The order that saves rework
- Pressure wash first. Walkway, steps, porch floor, and the siding near the door. Everything else goes on top of clean surfaces, and you’ll be shocked what color your concrete was. A driveway that’s cracked or heaved past cleaning is a separate budget; the gravel, asphalt, and concrete comparison covers what replacement runs.
- Paint the door while surfaces dry. Two coats, a few hours apart in dry weather.
- Swap the light fixture and numbers. Kill the breaker, photograph the wiring before you disconnect, match wire to wire. A standard porch sconce swap is a 30-minute job. Hang the numbers level and large; tiny numbers vanish from the street.
- Edge the beds, then mulch. Edge first so you’re not slicing through fresh mulch.
- Plant the planters and set the mat last. They’re the finishing layer and the easiest to damage during the messy steps.
That’s one full weekend day plus a second morning, mostly because of paint drying time.
What to skip at this budget
Skip new shrubs and foundation plants. A $500 cap buys either three decent shrubs or everything in the table above. Shrubs take two seasons to look like anything, while the table is visible the day you finish. Plant shrubs next spring as their own project.
Skip solar path lights. The $30 sets are dim, lean within a month, and read as clutter in daylight. If you want path lighting later, save for low-voltage wired sets as a separate $200 project. One good porch fixture does more after dark than eight bad stakes.
Skip painting the whole door surround. Trim paint on weathered wood needs scraping, priming, and often caulk work. It’s a real project with real prep, and rushing it to squeeze it under this cap produces peeling by fall. Door now, trim as its own weekend. The same logic covers a leaning gate or fence panel: tighten what you can now, and treat fence replacement as the four-figure project it is.
Renters and HOA notes
Renters can run most of this list, and it pairs naturally with the deposit-safe upgrades that work indoors. Planters, mat, numbers (if the existing ones are screwed on, save them in a drawer), and mulch all leave with you or improve the property in ways no landlord objects to. Get written permission before painting the door, and photograph the original color first. The light fixture swap is the one to ask about; many leases treat hardwired anything as off-limits, and a $20 brighter warm bulb in the existing fixture gets you most of the effect.
If you’re in an HOA, door colors and fixture styles are commonly restricted. The approval process is usually a one-page form, and it’s faster than repainting a door the board makes you change back.

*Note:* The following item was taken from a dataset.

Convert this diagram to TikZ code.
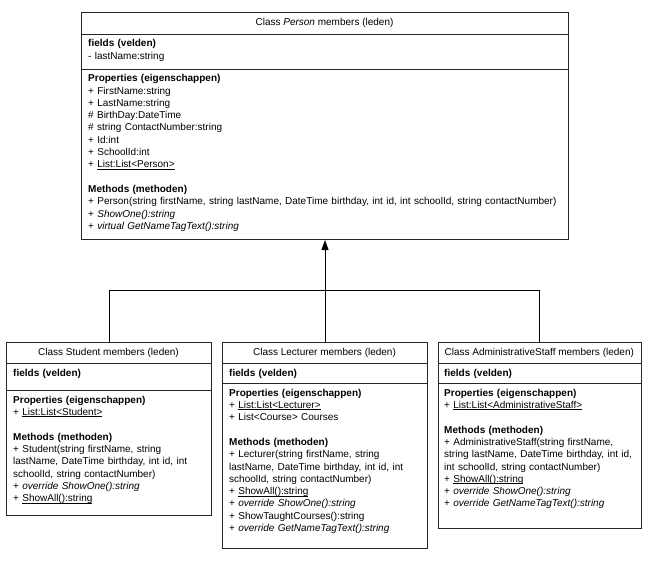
\documentclass[tikz,border=0pt]{standalone}
\usepackage{fontspec}
\setmainfont{Liberation Sans}
\usetikzlibrary{arrows.meta}
\newcommand\ulin[1]{\setbox0\hbox{#1}\rlap{\rule[-1.5pt]{\wd0}{0.55pt}}\box0}
\begin{document}
\begin{tikzpicture}[x=1pt,y=-1pt,
  umlbox/.style={draw=black!85,line width=1pt,fill=white,rectangle,inner sep=0pt,anchor=north west},
  sepline/.style={draw=black!85,line width=1pt},
  title/.style={inner sep=0pt,anchor=center,font=\fontsize{10}{12.3}\selectfont,text=black},
  sect/.style={inner sep=0pt,anchor=north west,align=left,font=\fontsize{10}{12.3}\selectfont,text=black},
  conn/.style={draw=black,line width=1pt}]
\useasboundingbox (0,0) rectangle (650,562);
% boxes
\node[umlbox,minimum width=487pt,minimum height=227pt] (person) at (81,12) {};
\node[umlbox,minimum width=205pt,minimum height=173pt] (student) at (6,342) {};
\node[umlbox,minimum width=205pt,minimum height=206pt] (lecturer) at (222,342) {};
\node[umlbox,minimum width=203.5pt,minimum height=185.5pt] (admin) at (437.5,342) {};
% separators
\draw[sepline] (81,34) -- (568,34);
\draw[sepline] (81,69) -- (568,69);
\draw[sepline] (6,363) -- (211,363);
\draw[sepline] (6,390) -- (211,390);
\draw[sepline] (222,363) -- (427,363);
\draw[sepline] (222,383) -- (427,383);
\draw[sepline] (437.5,363) -- (641,363);
\draw[sepline] (437.5,383) -- (641,383);
% titles
\node[title] (pt) at (324.5,23) {Class \textit{Person} members (leden)};
\node[title] (st) at (108.5,352.5) {Class Student members (leden)};
\node[title] (lt) at (324.5,352.5) {Class Lecturer members (leden)};
\node[title] (at) at (539.25,352.5) {Class AdministrativeStaff members (leden)};
% person
\node[sect,text width=475pt] (pf) at (88,37.9) {\strut\textbf{fields (velden)}\\- lastName:string};
\node[sect,text width=475pt] (pp) at (88,72.9) {\strut\textbf{Properties (eigenschappen)}\\
+ FirstName:string\\
+ LastName:string\\
\# BirthDay:DateTime\\
\# string ContactNumber:string\\
+ Id:int\\
+ SchoolId:int\\
+ \ulin{List:List<Person>}\\
\mbox{}\\
\textbf{Methods (methoden)}\\
+ Person(string firstName, string lastName, DateTime birthday, int id, int schoolId, string contactNumber)\\
+ \textit{ShowOne():string}\\
+ \textit{virtual GetNameTagText():string}};
% student
\node[sect,text width=200pt] (sf) at (13,367.4) {\strut\textbf{fields (velden)}};
\node[sect,text width=200pt] (sp) at (13,394.4) {\strut\textbf{Properties (eigenschappen)}\\
+ \ulin{List:List<Student>}\\
\mbox{}\\
\textbf{Methods (methoden)}\\
+ Student(string firstName, string\\
lastName, DateTime birthday, int id, int\\
schoolId, string contactNumber)\\
+ \textit{override ShowOne():string}\\
+ \ulin{ShowAll():string}};
% lecturer
\node[sect,text width=200pt] (lf) at (229,367.4) {\strut\textbf{fields (velden)}};
\node[sect,text width=200pt] (lp) at (229,387.4) {\strut\textbf{Properties (eigenschappen)}\\
+ \ulin{List:List<Lecturer>}\\
+ List<Course> Courses\\
\mbox{}\\
\textbf{Methods (methoden)}\\
+ Lecturer(string firstName, string\\
lastName, DateTime birthday, int id, int\\
schoolId, string contactNumber)\\
+ \ulin{ShowAll():string}\\
+ \textit{override ShowOne():string}\\
+ ShowTaughtCourses():string\\
+ \textit{override GetNameTagText():string}};
% admin
\node[sect,text width=200pt] (af) at (444,367.4) {\strut\textbf{fields (velden)}};
\node[sect,text width=200pt] (ap) at (444,387.4) {\strut\textbf{Properties (eigenschappen)}\\
+ \ulin{List:List<AdministrativeStaff>}\\
\mbox{}\\
\textbf{Methods (methoden)}\\
+ AdministrativeStaff(string firstName,\\
string lastName, DateTime birthday, int id,\\
int schoolId, string contactNumber)\\
+ \ulin{ShowAll():string}\\
+ \textit{override ShowOne():string}\\
+ \textit{override GetNameTagText():string}};
% connectors
\coordinate (j) at (324.5,290.5);
\draw[conn,-{Triangle[width=7pt,length=10pt]}] (lecturer.north) -- (person.south);
\draw[conn] (student.north) |- (j) -| (admin.north);
\end{tikzpicture}
\end{document}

Why these prices are conservative
Every number in the table is the mid-shelf option at a national home center, not the cheapest or the designer line. Resin planters at $35 each instead of $90 ceramic, a $55 to $65 sconce instead of a $150 lantern, bagged mulch instead of bulk delivery (bulk gets cheaper above about 2 cubic yards, which a small front bed won’t hit). If your beds are big or you’re mulching the backyard too, price the bulk option; below that threshold, bags win on delivery alone.
The honest summary: $500 covers a front entry refresh completely, with the door and the mulch edge doing most of the visual work. Spend it within sight of the door, do the washing first and the planters last, and leave the shrubs for a season when they get their own budget.